⟨

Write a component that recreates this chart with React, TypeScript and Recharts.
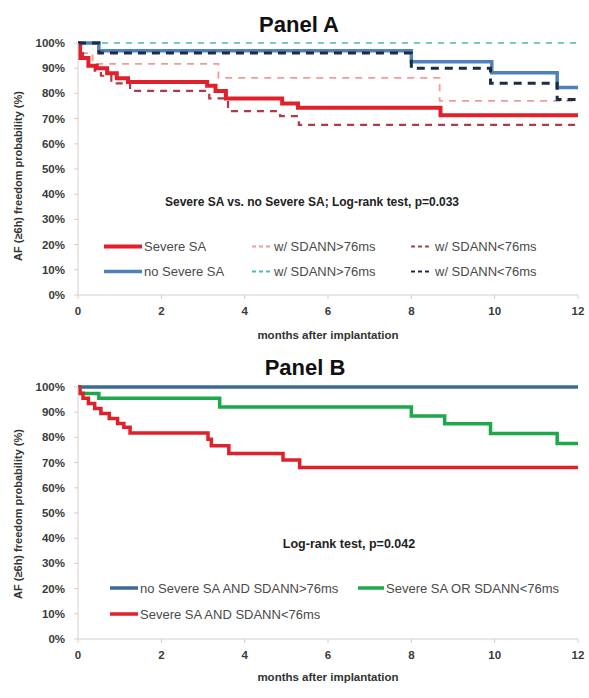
import React from 'react';
import { LineChart, Line, XAxis, YAxis } from 'recharts';

// x axis and y axis ticks
const monthTicks = [0, 2, 4, 6, 8, 10, 12];
const pctTicks = [0, 10, 20, 30, 40, 50, 60, 70, 80, 90, 100];

// Panel A - Kaplan-Meier steps (months, % free of AF)
const monthsSevereA = [0, 0.05, 0.25, 0.45, 0.7, 0.93, 1.2, 3.1, 3.3, 3.55, 4.9, 5.28, 8.7, 12];
const survSevereA = [100, 94, 91, 90, 88, 86, 84.5, 83, 81, 78, 76, 74.3, 71.3, 71.3];

const monthsNoSevereA = [0, 0.5, 8.0, 9.93, 11.5, 12];
const survNoSevereA = [100, 96.9, 92.6, 88.2, 82.3, 82.3];

const monthsSevereHighA = [0, 0.1, 0.35, 3.37, 8.68, 12];
const survSevereHighA = [100, 96, 91.7, 86.2, 77, 77];

const monthsSevereLowA = [0, 0.04, 0.12, 0.25, 0.4, 0.55, 0.8, 1.25, 3.15, 3.6, 4.85, 5.3, 12];
const survSevereLowA = [100, 96, 93.5, 91, 89, 87, 84, 81, 78, 73, 71, 67.5, 67.5];

const monthsNoSevereHighA = [0, 12];
const survNoSevereHighA = [100, 100];

const monthsNoSevereLowA = [0, 0.5, 8.0, 9.9, 11.5, 12];
const survNoSevereLowA = [100, 96, 90, 84, 77.6, 77.6];

// Panel B
const monthsGroup1B = [0, 12];
const survGroup1B = [100, 100];

const monthsGroup2B = [0, 0.05, 0.5, 3.4, 8.0, 8.8, 9.9, 11.5, 12];
const survGroup2B = [100, 97.4, 95.5, 92.1, 88.5, 85.4, 81.5, 77.6, 77.6];

const monthsGroup3B = [0, 0.04, 0.12, 0.25, 0.4, 0.55, 0.75, 0.95, 1.1, 1.25, 3.12, 3.2, 3.62, 4.92, 5.32, 12];
const survGroup3B = [100, 97.5, 95.5, 93.5, 91.5, 89.5, 87.5, 85.5, 84, 81.7, 79.3, 76.7, 73.6, 71, 68.1, 68.1];

const FONT = '"Liberation Sans", Arial, sans-serif';

interface Series {
  key: string;
  months: number[];
  surv: number[];
  color: string;
  width: number;
  dash?: string;
}

const toPoints = (months: number[], surv: number[]) =>
  months.map((m, i) => ({ x: m, y: surv[i] }));

const seriesA: Series[] = [
  { key: 'sevHigh', months: monthsSevereHighA, surv: survSevereHighA, color: '#f29a9a', width: 1.8, dash: '7 6' },
  { key: 'sevLow', months: monthsSevereLowA, surv: survSevereLowA, color: '#b23a48', width: 2.2, dash: '7 6' },
  { key: 'noSevHigh', months: monthsNoSevereHighA, surv: survNoSevereHighA, color: '#45bfae', width: 1.6, dash: '6 6' },
  { key: 'severe', months: monthsSevereA, surv: survSevereA, color: '#e0202a', width: 4 },
  { key: 'noSevere', months: monthsNoSevereA, surv: survNoSevereA, color: '#4f81bd', width: 3.5 },
  { key: 'noSevLow', months: monthsNoSevereLowA, surv: survNoSevereLowA, color: '#1f2a44', width: 3, dash: '8 6' },
];

const seriesB: Series[] = [
  { key: 'g1', months: monthsGroup1B, surv: survGroup1B, color: '#3b6a94', width: 3.5 },
  { key: 'g2', months: monthsGroup2B, surv: survGroup2B, color: '#1fa84a', width: 3.5 },
  { key: 'g3', months: monthsGroup3B, surv: survGroup3B, color: '#e0202a', width: 3.5 },
];

const tickStyle = { fill: '#3a3a3a', fontSize: 11.5, fontWeight: 700, fontFamily: FONT };

const Panel = ({ series, top }: { series: Series[]; top: number }) => (
  <div style={{ position: 'absolute', left: 0, top }}>
    <LineChart width={589} height={330} margin={{ top: 43, right: 11, left: 0, bottom: 0 }}>
      <XAxis
        type="number"
        dataKey="x"
        domain={[0, 12]}
        ticks={monthTicks}
        height={35}
        tickSize={4}
        tickMargin={8}
        stroke="#d0d0d0"
        tick={tickStyle}
        allowDuplicatedCategory={false}
      />
      <YAxis
        type="number"
        dataKey="y"
        domain={[0, 100]}
        ticks={pctTicks}
        width={78}
        tickSize={4}
        tickMargin={9}
        stroke="#d0d0d0"
        tick={tickStyle}
        tickFormatter={(v) => `${v}%`}
      />
      {series.map((s) => (
        <Line
          key={s.key}
          data={toPoints(s.months, s.surv)}
          dataKey="y"
          type="stepAfter"
          stroke={s.color}
          strokeWidth={s.width}
          strokeDasharray={s.dash}
          dot={false}
          activeDot={false}
          isAnimationActive={false}
        />
      ))}
    </LineChart>
  </div>
);

const legendText = { fontSize: 13, fill: '#4a4a4a', fontFamily: FONT };

export default function App() {
  return (
    <div
      style={{
        position: 'absolute',
        left: 0,
        top: 0,
        width: 589,
        height: 698,
        background: '#fff',
        overflow: 'hidden',
      }}
    >
      <Panel series={seriesA} top={0} />
      <Panel series={seriesB} top={344} />

      <svg
        width={589}
        height={698}
        style={{ position: 'absolute', left: 0, top: 0, pointerEvents: 'none' }}
      >
        {/* titles */}
        <text x={299} y={32} textAnchor="middle" fontSize={22} fontWeight={700} fontFamily={FONT} fill="#111">
          Panel A
        </text>
        <text x={305} y={375} textAnchor="middle" fontSize={22} fontWeight={700} fontFamily={FONT} fill="#111">
          Panel B
        </text>

        {/* axis titles */}
        <text x={328} y={339} textAnchor="middle" fontSize={11.5} fontWeight={700} fontFamily={FONT} fill="#333">
          months after implantation
        </text>
        <text x={328} y={681} textAnchor="middle" fontSize={11.5} fontWeight={700} fontFamily={FONT} fill="#333">
          months after implantation
        </text>
        <text
          x={22}
          y={176}
          transform="rotate(-90 22 176)"
          textAnchor="middle"
          fontSize={11}
          fontWeight={700}
          fontFamily={FONT}
          fill="#333"
        >
          AF (≥6h) freedom probability (%)
        </text>
        <text
          x={22}
          y={514}
          transform="rotate(-90 22 514)"
          textAnchor="middle"
          fontSize={11}
          fontWeight={700}
          fontFamily={FONT}
          fill="#333"
        >
          AF (≥6h) freedom probability (%)
        </text>

        {/* annotations */}
        <text x={312} y={206} textAnchor="middle" fontSize={12} fontWeight={700} fontFamily={FONT} fill="#222">
          Severe SA vs. no Severe SA; Log-rank test, p=0.033
        </text>
        <text x={349} y={548} textAnchor="middle" fontSize={12.5} fontWeight={700} fontFamily={FONT} fill="#222">
          Log-rank test, p=0.042
        </text>

        {/* legend panel A */}
        <line x1={104} y1={246.5} x2={142} y2={246.5} stroke="#e0202a" strokeWidth={4} />
        <text x={144} y={251} {...legendText}>Severe SA</text>
        <line x1={252} y1={246.5} x2={272} y2={246.5} stroke="#f29a9a" strokeWidth={1.8} strokeDasharray="4 3" />
        <text x={274} y={251} {...legendText}>w/ SDANN&gt;76ms</text>
        <line x1={411} y1={246.5} x2={432} y2={246.5} stroke="#b23a48" strokeWidth={2.2} strokeDasharray="4 3" />
        <text x={435} y={251} {...legendText}>w/ SDANN&lt;76ms</text>

        <line x1={104} y1={271.5} x2={142} y2={271.5} stroke="#4f81bd" strokeWidth={3.5} />
        <text x={144} y={276} {...legendText}>no Severe SA</text>
        <line x1={252} y1={271.5} x2={272} y2={271.5} stroke="#45bfae" strokeWidth={1.8} strokeDasharray="4 3" />
        <text x={274} y={276} {...legendText}>w/ SDANN&gt;76ms</text>
        <line x1={411} y1={271.5} x2={432} y2={271.5} stroke="#1f2a44" strokeWidth={2.2} strokeDasharray="4 3" />
        <text x={435} y={276} {...legendText}>w/ SDANN&lt;76ms</text>

        {/* legend panel B */}
        <line x1={110} y1={588} x2={138} y2={588} stroke="#3b6a94" strokeWidth={3.5} />
        <text x={140} y={592.5} {...legendText}>no Severe SA AND SDANN&gt;76ms</text>
        <line x1={358} y1={588} x2={384} y2={588} stroke="#1fa84a" strokeWidth={3.5} />
        <text x={386} y={592.5} {...legendText}>Severe SA OR SDANN&lt;76ms</text>
        <line x1={110} y1={614} x2={138} y2={614} stroke="#e0202a" strokeWidth={3.5} />
        <text x={140} y={618.5} {...legendText}>Severe SA AND SDANN&lt;76ms</text>
      </svg>
    </div>
  );
}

⟩

:: The task ::
With all pictures left out, please transcribe exactly the lines from the start of the material through the line with "const survSevereHighA = [100, 96, 91.7, 86.2, 77, 77];".

:: Answer to the exercise ::
Write a component that recreates this chart with React, TypeScript and Recharts.
import React from 'react';
import { LineChart, Line, XAxis, YAxis } from 'recharts';

// x axis and y axis ticks
const monthTicks = [0, 2, 4, 6, 8, 10, 12];
const pctTicks = [0, 10, 20, 30, 40, 50, 60, 70, 80, 90, 100];

// Panel A - Kaplan-Meier steps (months, % free of AF)
const monthsSevereA = [0, 0.05, 0.25, 0.45, 0.7, 0.93, 1.2, 3.1, 3.3, 3.55, 4.9, 5.28, 8.7, 12];
const survSevereA = [100, 94, 91, 90, 88, 86, 84.5, 83, 81, 78, 76, 74.3, 71.3, 71.3];

const monthsNoSevereA = [0, 0.5, 8.0, 9.93, 11.5, 12];
const survNoSevereA = [100, 96.9, 92.6, 88.2, 82.3, 82.3];

const monthsSevereHighA = [0, 0.1, 0.35, 3.37, 8.68, 12];
const survSevereHighA = [100, 96, 91.7, 86.2, 77, 77];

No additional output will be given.